##### Given information

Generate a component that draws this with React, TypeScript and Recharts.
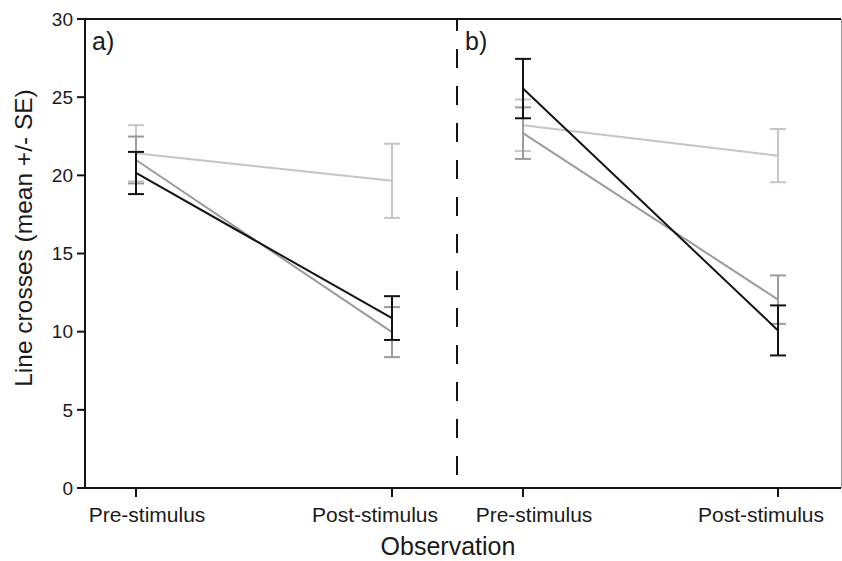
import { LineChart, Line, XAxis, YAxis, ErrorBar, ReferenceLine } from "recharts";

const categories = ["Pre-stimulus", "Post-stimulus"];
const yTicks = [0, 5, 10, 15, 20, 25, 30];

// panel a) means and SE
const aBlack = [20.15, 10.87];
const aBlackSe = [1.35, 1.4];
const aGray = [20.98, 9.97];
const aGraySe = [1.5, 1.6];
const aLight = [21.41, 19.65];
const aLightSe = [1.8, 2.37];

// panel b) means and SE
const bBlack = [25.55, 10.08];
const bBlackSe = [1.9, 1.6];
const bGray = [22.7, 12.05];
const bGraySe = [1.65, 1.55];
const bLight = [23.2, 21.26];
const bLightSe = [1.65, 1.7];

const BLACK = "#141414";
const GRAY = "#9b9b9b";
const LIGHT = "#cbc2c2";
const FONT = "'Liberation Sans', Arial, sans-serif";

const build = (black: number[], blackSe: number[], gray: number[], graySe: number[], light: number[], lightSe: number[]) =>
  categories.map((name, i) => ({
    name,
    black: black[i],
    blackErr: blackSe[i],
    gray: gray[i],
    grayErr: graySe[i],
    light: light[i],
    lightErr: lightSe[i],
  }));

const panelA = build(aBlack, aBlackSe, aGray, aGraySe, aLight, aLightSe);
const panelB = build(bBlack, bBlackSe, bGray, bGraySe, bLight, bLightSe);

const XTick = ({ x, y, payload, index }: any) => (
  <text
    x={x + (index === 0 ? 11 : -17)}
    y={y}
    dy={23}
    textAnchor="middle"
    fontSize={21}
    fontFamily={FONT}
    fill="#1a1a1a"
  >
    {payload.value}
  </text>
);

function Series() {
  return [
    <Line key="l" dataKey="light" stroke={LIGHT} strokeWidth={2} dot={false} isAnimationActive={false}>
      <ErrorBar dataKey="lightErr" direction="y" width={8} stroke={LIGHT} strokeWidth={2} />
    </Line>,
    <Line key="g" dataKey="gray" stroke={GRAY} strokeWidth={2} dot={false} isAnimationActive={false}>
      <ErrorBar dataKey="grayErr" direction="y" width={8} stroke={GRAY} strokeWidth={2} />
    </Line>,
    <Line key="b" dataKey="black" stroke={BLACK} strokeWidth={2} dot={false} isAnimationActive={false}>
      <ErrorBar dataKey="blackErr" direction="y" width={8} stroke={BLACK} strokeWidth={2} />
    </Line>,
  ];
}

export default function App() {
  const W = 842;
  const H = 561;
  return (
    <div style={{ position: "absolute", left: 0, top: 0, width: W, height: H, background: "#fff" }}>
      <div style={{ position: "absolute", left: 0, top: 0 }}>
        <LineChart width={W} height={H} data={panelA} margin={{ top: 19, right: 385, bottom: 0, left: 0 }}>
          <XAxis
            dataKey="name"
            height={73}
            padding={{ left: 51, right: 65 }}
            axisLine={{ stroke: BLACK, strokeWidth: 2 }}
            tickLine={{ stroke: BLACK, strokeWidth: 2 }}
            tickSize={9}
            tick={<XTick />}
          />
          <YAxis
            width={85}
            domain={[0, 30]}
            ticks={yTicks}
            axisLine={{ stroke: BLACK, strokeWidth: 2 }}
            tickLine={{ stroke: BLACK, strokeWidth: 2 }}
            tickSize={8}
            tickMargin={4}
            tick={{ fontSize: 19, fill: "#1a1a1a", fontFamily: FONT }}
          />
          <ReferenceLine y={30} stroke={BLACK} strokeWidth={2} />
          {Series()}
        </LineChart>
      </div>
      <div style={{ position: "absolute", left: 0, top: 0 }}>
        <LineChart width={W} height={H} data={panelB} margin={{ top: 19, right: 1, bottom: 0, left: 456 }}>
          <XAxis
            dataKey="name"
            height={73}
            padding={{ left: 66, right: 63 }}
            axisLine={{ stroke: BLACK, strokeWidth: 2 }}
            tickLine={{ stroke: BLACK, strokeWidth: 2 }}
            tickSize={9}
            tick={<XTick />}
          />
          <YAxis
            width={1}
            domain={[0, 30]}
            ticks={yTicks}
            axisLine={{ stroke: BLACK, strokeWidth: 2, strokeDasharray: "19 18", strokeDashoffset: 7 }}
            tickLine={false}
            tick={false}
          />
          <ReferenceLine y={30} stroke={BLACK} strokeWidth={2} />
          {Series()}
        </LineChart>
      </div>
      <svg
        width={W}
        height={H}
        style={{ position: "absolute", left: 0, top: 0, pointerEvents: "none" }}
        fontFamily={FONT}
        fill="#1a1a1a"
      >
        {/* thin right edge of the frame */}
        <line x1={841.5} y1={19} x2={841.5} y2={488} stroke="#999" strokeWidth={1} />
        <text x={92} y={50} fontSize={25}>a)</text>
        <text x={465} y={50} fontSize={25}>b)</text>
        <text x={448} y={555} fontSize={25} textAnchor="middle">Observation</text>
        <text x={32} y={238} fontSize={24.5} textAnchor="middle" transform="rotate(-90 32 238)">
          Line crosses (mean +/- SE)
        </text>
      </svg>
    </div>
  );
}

##########

Starting at the first line of the material, output exactly the lines up to and including the one with "const yTicks = [0, 5, 10, 15, 20, 25, 30];". Do not include the pictures.

In response —
Generate a component that draws this with React, TypeScript and Recharts.
import { LineChart, Line, XAxis, YAxis, ErrorBar, ReferenceLine } from "recharts";

const categories = ["Pre-stimulus", "Post-stimulus"];
const yTicks = [0, 5, 10, 15, 20, 25, 30];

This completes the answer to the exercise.